**EXERCISE GOAL**
Pictures in the data below are not part of the copy; transcribe everything else exactly.

**RAW DATA**
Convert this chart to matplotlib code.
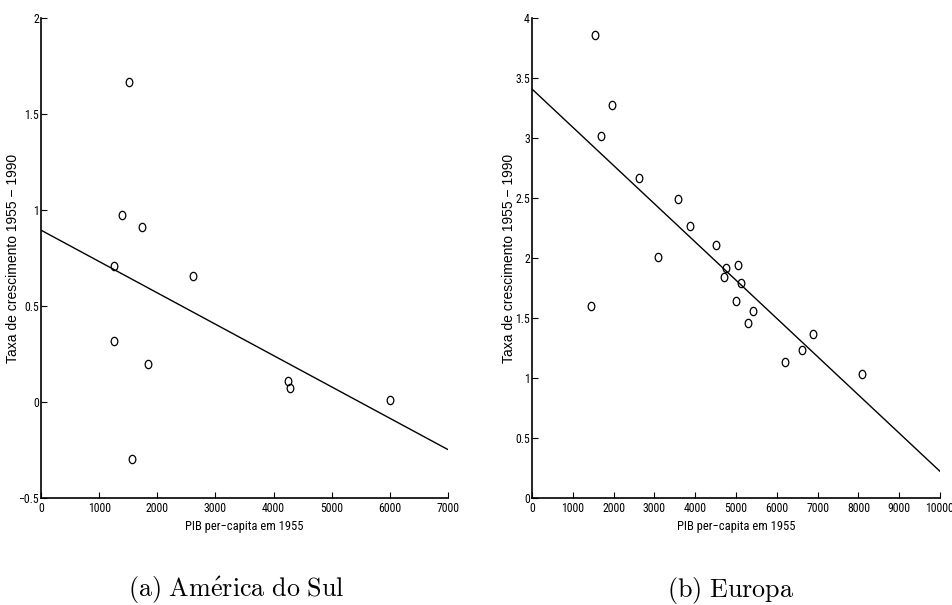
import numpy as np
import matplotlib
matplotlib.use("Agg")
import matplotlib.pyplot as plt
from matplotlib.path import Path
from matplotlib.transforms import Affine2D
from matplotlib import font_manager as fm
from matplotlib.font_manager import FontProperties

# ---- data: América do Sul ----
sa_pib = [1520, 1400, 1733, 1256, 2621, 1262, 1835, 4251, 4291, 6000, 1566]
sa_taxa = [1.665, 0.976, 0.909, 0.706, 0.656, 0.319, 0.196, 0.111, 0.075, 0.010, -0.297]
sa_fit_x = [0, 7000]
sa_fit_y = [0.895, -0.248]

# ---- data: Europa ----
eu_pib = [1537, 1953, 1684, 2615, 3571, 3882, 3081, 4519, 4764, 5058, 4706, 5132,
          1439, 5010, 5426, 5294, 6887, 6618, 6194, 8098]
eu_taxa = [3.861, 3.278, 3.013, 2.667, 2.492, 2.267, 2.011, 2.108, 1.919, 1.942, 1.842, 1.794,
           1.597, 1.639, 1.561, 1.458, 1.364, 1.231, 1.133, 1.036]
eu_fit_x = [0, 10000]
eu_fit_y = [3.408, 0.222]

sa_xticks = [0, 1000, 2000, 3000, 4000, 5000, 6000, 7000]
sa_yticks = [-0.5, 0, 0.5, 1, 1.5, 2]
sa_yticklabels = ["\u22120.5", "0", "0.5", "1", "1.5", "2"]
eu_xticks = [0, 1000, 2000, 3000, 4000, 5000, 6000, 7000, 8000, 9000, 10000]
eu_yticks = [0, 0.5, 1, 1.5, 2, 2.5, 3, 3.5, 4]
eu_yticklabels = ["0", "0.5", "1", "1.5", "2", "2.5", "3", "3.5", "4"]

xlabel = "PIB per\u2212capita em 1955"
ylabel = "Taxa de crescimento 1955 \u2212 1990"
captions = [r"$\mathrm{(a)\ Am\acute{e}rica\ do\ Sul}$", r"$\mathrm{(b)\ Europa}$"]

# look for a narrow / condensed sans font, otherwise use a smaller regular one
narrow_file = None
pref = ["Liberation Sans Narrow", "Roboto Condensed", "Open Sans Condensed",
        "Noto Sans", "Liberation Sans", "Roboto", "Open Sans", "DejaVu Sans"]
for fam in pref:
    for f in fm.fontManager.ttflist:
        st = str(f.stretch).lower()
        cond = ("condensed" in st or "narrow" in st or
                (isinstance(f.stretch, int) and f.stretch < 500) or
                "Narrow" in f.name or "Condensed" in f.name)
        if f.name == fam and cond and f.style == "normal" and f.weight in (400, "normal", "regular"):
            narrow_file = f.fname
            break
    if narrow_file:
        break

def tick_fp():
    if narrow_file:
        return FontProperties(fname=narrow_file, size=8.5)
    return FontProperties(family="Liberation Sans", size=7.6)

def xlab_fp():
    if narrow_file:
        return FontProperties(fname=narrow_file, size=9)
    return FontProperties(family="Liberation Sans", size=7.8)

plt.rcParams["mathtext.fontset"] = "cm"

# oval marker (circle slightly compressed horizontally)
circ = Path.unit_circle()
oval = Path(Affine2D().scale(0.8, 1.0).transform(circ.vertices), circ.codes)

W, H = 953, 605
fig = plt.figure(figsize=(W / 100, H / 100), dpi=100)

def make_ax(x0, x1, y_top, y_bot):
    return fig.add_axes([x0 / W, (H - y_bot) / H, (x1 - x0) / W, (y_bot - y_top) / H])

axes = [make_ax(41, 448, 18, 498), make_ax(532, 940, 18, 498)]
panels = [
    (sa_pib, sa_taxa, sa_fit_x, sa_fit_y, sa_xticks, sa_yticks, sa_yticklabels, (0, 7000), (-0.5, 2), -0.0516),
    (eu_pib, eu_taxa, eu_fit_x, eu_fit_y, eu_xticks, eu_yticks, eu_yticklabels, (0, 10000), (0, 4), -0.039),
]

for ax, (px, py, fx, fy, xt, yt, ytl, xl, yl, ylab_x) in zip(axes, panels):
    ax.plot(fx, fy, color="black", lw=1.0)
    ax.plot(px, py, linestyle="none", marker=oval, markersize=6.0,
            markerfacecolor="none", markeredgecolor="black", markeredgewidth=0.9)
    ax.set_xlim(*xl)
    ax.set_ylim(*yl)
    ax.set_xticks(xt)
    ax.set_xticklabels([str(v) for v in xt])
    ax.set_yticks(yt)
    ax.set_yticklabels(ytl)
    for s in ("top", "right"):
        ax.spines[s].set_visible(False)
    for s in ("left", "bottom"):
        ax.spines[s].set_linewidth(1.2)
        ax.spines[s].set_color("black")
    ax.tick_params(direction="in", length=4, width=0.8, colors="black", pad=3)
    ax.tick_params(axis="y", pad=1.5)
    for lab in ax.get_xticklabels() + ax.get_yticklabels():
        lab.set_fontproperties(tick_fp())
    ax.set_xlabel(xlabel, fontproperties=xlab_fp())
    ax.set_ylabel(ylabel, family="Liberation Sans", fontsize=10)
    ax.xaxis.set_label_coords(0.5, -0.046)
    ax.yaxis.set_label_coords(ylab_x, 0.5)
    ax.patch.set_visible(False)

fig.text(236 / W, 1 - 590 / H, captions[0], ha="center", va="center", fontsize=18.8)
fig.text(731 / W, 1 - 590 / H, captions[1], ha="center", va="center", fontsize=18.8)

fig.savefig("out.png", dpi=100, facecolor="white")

**COMPLETED EXERCISE**
Convert this chart to matplotlib code.
import numpy as np
import matplotlib
matplotlib.use("Agg")
import matplotlib.pyplot as plt
from matplotlib.path import Path
from matplotlib.transforms import Affine2D
from matplotlib import font_manager as fm
from matplotlib.font_manager import FontProperties

# ---- data: América do Sul ----
sa_pib = [1520, 1400, 1733, 1256, 2621, 1262, 1835, 4251, 4291, 6000, 1566]
sa_taxa = [1.665, 0.976, 0.909, 0.706, 0.656, 0.319, 0.196, 0.111, 0.075, 0.010, -0.297]
sa_fit_x = [0, 7000]
sa_fit_y = [0.895, -0.248]

# ---- data: Europa ----
eu_pib = [1537, 1953, 1684, 2615, 3571, 3882, 3081, 4519, 4764, 5058, 4706, 5132,
          1439, 5010, 5426, 5294, 6887, 6618, 6194, 8098]
eu_taxa = [3.861, 3.278, 3.013, 2.667, 2.492, 2.267, 2.011, 2.108, 1.919, 1.942, 1.842, 1.794,
           1.597, 1.639, 1.561, 1.458, 1.364, 1.231, 1.133, 1.036]
eu_fit_x = [0, 10000]
eu_fit_y = [3.408, 0.222]

sa_xticks = [0, 1000, 2000, 3000, 4000, 5000, 6000, 7000]
sa_yticks = [-0.5, 0, 0.5, 1, 1.5, 2]
sa_yticklabels = ["\u22120.5", "0", "0.5", "1", "1.5", "2"]
eu_xticks = [0, 1000, 2000, 3000, 4000, 5000, 6000, 7000, 8000, 9000, 10000]
eu_yticks = [0, 0.5, 1, 1.5, 2, 2.5, 3, 3.5, 4]
eu_yticklabels = ["0", "0.5", "1", "1.5", "2", "2.5", "3", "3.5", "4"]

xlabel = "PIB per\u2212capita em 1955"
ylabel = "Taxa de crescimento 1955 \u2212 1990"
captions = [r"$\mathrm{(a)\ Am\acute{e}rica\ do\ Sul}$", r"$\mathrm{(b)\ Europa}$"]

# look for a narrow / condensed sans font, otherwise use a smaller regular one
narrow_file = None
pref = ["Liberation Sans Narrow", "Roboto Condensed", "Open Sans Condensed",
        "Noto Sans", "Liberation Sans", "Roboto", "Open Sans", "DejaVu Sans"]
for fam in pref:
    for f in fm.fontManager.ttflist:
        st = str(f.stretch).lower()
        cond = ("condensed" in st or "narrow" in st or
                (isinstance(f.stretch, int) and f.stretch < 500) or
                "Narrow" in f.name or "Condensed" in f.name)
        if f.name == fam and cond and f.style == "normal" and f.weight in (400, "normal", "regular"):
            narrow_file = f.fname
            break
    if narrow_file:
        break

def tick_fp():
    if narrow_file:
        return FontProperties(fname=narrow_file, size=8.5)
    return FontProperties(family="Liberation Sans", size=7.6)

def xlab_fp():
    if narrow_file:
        return FontProperties(fname=narrow_file, size=9)
    return FontProperties(family="Liberation Sans", size=7.8)

plt.rcParams["mathtext.fontset"] = "cm"

# oval marker (circle slightly compressed horizontally)
circ = Path.unit_circle()
oval = Path(Affine2D().scale(0.8, 1.0).transform(circ.vertices), circ.codes)

W, H = 953, 605
fig = plt.figure(figsize=(W / 100, H / 100), dpi=100)

def make_ax(x0, x1, y_top, y_bot):
    return fig.add_axes([x0 / W, (H - y_bot) / H, (x1 - x0) / W, (y_bot - y_top) / H])

axes = [make_ax(41, 448, 18, 498), make_ax(532, 940, 18, 498)]
panels = [
    (sa_pib, sa_taxa, sa_fit_x, sa_fit_y, sa_xticks, sa_yticks, sa_yticklabels, (0, 7000), (-0.5, 2), -0.0516),
    (eu_pib, eu_taxa, eu_fit_x, eu_fit_y, eu_xticks, eu_yticks, eu_yticklabels, (0, 10000), (0, 4), -0.039),
]

for ax, (px, py, fx, fy, xt, yt, ytl, xl, yl, ylab_x) in zip(axes, panels):
    ax.plot(fx, fy, color="black", lw=1.0)
    ax.plot(px, py, linestyle="none", marker=oval, markersize=6.0,
            markerfacecolor="none", markeredgecolor="black", markeredgewidth=0.9)
    ax.set_xlim(*xl)
    ax.set_ylim(*yl)
    ax.set_xticks(xt)
    ax.set_xticklabels([str(v) for v in xt])
    ax.set_yticks(yt)
    ax.set_yticklabels(ytl)
    for s in ("top", "right"):
        ax.spines[s].set_visible(False)
    for s in ("left", "bottom"):
        ax.spines[s].set_linewidth(1.2)
        ax.spines[s].set_color("black")
    ax.tick_params(direction="in", length=4, width=0.8, colors="black", pad=3)
    ax.tick_params(axis="y", pad=1.5)
    for lab in ax.get_xticklabels() + ax.get_yticklabels():
        lab.set_fontproperties(tick_fp())
    ax.set_xlabel(xlabel, fontproperties=xlab_fp())
    ax.set_ylabel(ylabel, family="Liberation Sans", fontsize=10)
    ax.xaxis.set_label_coords(0.5, -0.046)
    ax.yaxis.set_label_coords(ylab_x, 0.5)
    ax.patch.set_visible(False)

fig.text(236 / W, 1 - 590 / H, captions[0], ha="center", va="center", fontsize=18.8)
fig.text(731 / W, 1 - 590 / H, captions[1], ha="center", va="center", fontsize=18.8)

fig.savefig("out.png", dpi=100, facecolor="white")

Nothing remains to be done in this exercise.